Waiting for Helle

Outside the home of prime minister-designate Helle Thorning-Schmidt on election night

“They’re putting on their jackets!” someone calls out. For the last two hours a crowd has been gathering outside Helle Thorning-Schmidt’s terraced home in Østerbro.

The election results are still coming through but it looks like the Social Democrat leader is going to be the country’s next prime minister. There are about two-hundred of us and we are going to be the first people to see her.

Helicopters whir overhead while camera crews and photographers line up against the gate a few meters from her front door. Two floodlights light the building’s façade and a few policemen keep watch on the far side of the street. People stand phone in hand checking the election results. A group of twenty-somethings sing songs and preteens jostle for a view.

“It’s about time we had a female prime minister. Nobody’s really mentioned it, but it’s a really big deal,” Pie Meulenkamp says.

She works as a civil servant at the Agriculture Ministry and said she voted for a red bloc party because she felt was important to remove the current government.

“I’m just really happy to see a new government come to power with new ideas. Right now they’re far too right-wing and they make Denmark look bad abroad. I want to Denmark to be seen as the country it was before this government. People are no longer proud to be Danish.”

The presence of the Danish media is a signal Thorning-Schmidt is indoors, but rumours that she’s snuck out are circulating. “She’s going to sneak out the back,” someone says. “No, there’s only one entrance. This is the only way out,” another answers reassuringly.

School teacher Nina Jensen is standing off to the side with a group of friends. They were at an election party around the corner when they decided to try their luck.

“Helle might be the first female Danish prime minister, but that’s not the biggest deal – it’s the fact we’re getting a new government,” Jensen said, adding that she was a fan.

“I like her a lot and I voted for her personally. What she stands for is important and there seems to be a lot of good will about having a female prime minister.”

Jensen talked about how the current government’s education policies were damaging the school system. “I don’t look forward to having 28 children in a classroom. It’s impossible to teach that many children. We don’t have the time or the resources.”

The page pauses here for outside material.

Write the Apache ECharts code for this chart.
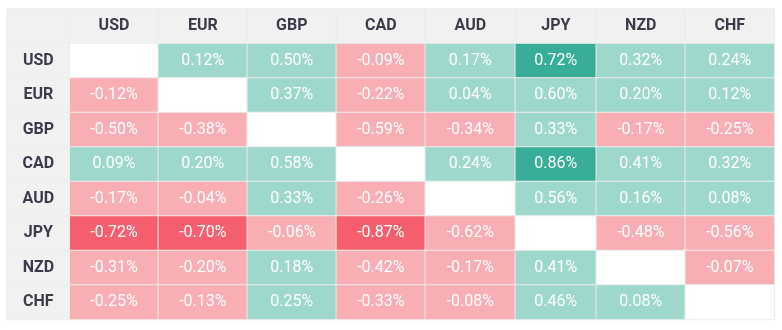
<!DOCTYPE html>
<html>
<head>
<meta charset="utf-8">
<script src="https://cdn.jsdelivr.net/npm/echarts@6/dist/echarts.min.js"></script>
<style>html,body{margin:0;padding:0;background:#fff}#c{width:782px;height:330px}</style>
</head>
<body>
<div id="c"></div>
<script>
// ---- data ----
var currencies = ['USD','EUR','GBP','CAD','AUD','JPY','NZD','CHF'];
var rowUSD = [null, 0.12, 0.50, -0.09, 0.17, 0.72, 0.32, 0.24];
var rowEUR = [-0.12, null, 0.37, -0.22, 0.04, 0.60, 0.20, 0.12];
var rowGBP = [-0.50, -0.38, null, -0.59, -0.34, 0.33, -0.17, -0.25];
var rowCAD = [0.09, 0.20, 0.58, null, 0.24, 0.86, 0.41, 0.32];
var rowAUD = [-0.17, -0.04, 0.33, -0.26, null, 0.56, 0.16, 0.08];
var rowJPY = [-0.72, -0.70, -0.06, -0.87, -0.62, null, -0.48, -0.56];
var rowNZD = [-0.31, -0.20, 0.18, -0.42, -0.17, 0.41, null, -0.07];
var rowCHF = [-0.25, -0.13, 0.25, -0.33, -0.08, 0.46, 0.08, null];
var matrix = [rowUSD, rowEUR, rowGBP, rowCAD, rowAUD, rowJPY, rowNZD, rowCHF];

// ---- layout ----
var tableLeft = 7, tableTop = 9, tableHeight = 310.5;
var colWidths = [62.7, 88.6, 89, 89, 89, 90, 81, 89, 89];

var HEADER_BG = '#f1f1f1', HEADER_TEXT = '#3b3b4b', BORDER = '#ececec';
function cellColor(v) {
  if (v === null) return '#ffffff';
  if (v >= 0.65) return '#38ad97';
  if (v >= 0) return '#9ed7cc';
  if (v <= -0.65) return '#f65f6e';
  return '#f9aeb4';
}

var rowsCat = [''].concat(currencies);
var grids = [], xAxes = [], yAxes = [], series = [];
var x = tableLeft;
for (var c = 0; c <= currencies.length; c++) {
  grids.push({left: x, top: tableTop, width: colWidths[c], height: tableHeight});
  x += colWidths[c];
  xAxes.push({type: 'category', gridIndex: c, data: [c === 0 ? '' : currencies[c-1]], show: false});
  yAxes.push({type: 'category', gridIndex: c, data: rowsCat, inverse: true, show: false});
  var data = [];
  for (var r = 0; r <= currencies.length; r++) {
    var isHeader = (r === 0 || c === 0);
    var text, color, v = 0;
    if (isHeader) {
      text = (r === 0 && c === 0) ? '' : (r === 0 ? currencies[c-1] : currencies[r-1]);
      color = HEADER_BG;
    } else {
      v = matrix[r-1][c-1];
      text = v === null ? '' : v.toFixed(2) + '%';
      color = cellColor(v);
    }
    data.push({
      value: [0, r, v === null ? 0 : v],
      itemStyle: {color: color, borderColor: BORDER, borderWidth: 1},
      label: {
        show: true,
        formatter: text,
        color: isHeader ? HEADER_TEXT : '#ffffff',
        fontWeight: isHeader ? 'bold' : 'normal',
        fontFamily: 'Roboto',
        fontSize: 16
      }
    });
  }
  series.push({
    type: 'heatmap', xAxisIndex: c, yAxisIndex: c, data: data,
    label: {show: true, fontSize: 16, fontFamily: 'Roboto'},
    emphasis: {disabled: true}, silent: true, animation: false
  });
}

var chart = echarts.init(document.getElementById('c'), null, {renderer: 'canvas'});
chart.setOption({
  animation: false,
  grid: grids, xAxis: xAxes, yAxis: yAxes, series: series
});
</script>
</body>
</html>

By 11pm the crowd has doubled and the temperature starts to drop. Young people gathered behind the photographers chat animatedly, their parents watching on from a safe distance. A father approaches his daughter and offers her a jacket but she shrugs him off, joining the chant, “Heeeeeelle, he-lle, he-lle” to the tune of ‘Olé!’.

Some of them are eyeing the TV cameras. “If we’re going to get on TV we’ve got to do something crazy. How about you film me in front of Helle and we’ll put it on YouTube and say TV2 filmed it!” one boy said to another.

I ask if they cared much for politics or whether they are just here to get on television. One of them, 14-year-old Frederik-Emil Scharleng argued: “Of course, being famous is important and you only ever see people on TV if they’re doing something stupid.” There’s a sparkle in his eye, perhaps he’s being facetious.

What about Helle Thorning-Schmidt? “I wouldn’t vote for her but I wouldn’t tell you who I voted for even if I could. That’s my personal preference,” he said.

“But she’s super hot and has got great hair. And have you seen those suits she wears? She looks great.”

His friend Fini Brandt, also 14, preferred Social Liberal leader Margrethe Vestager. “I like the way that she’s bringing centre-right politics into the centre-left government and the way they are on their own on the right of the left. She does her own thing,” he said.

The TV2 News reporter was interviewing the kids when she stopped and declared, “Lars Løkke is making his speech.” She presses in her ear-piece and recites passages from his speech in which he concedes defeat. Then there’s a shout when someone notices activity through the glass front door. “They’re putting on their jackets!”

Thorning-Schmidt stands on her doorstep two meters from the crowd, bombarded by flashes and cries from supporters. Middle-aged men brandishing roses shout “Congratulations! Congratulations, Helle!” She waves and smiles, the crowd is buzzing frenetically, screaming, shouting, pushing their way closer.

Then it all goes real quick. She walks to the gate, husband Stephen Kinnock in tow, punches the air in victory before the police form a human shield around them. They start moving towards her car, the TV crews jogging backward trying to get a live interview. She reaches her car, she waves one final time and she’s bundled in and off they drive. The crowd scatters as people rush home to watch Thorning-Schmidt make her victory speech in Vega.

Most of the people I spoke to lived in the neighbourhood and had just come down to offer their congratulations. Some were Social Democrat supporters, many were not. But Thorning-Schmidt represented to most them a departure from the politics of the last decade. To see her emerge victorious was to be present at a new chapter in Danish politics from the very beginning. But where else can people get so close to their political leaders? And does this proximity increase political accountability? In a country with the lowest political corruption and one of the highest political participation, it's hard not to see a connection.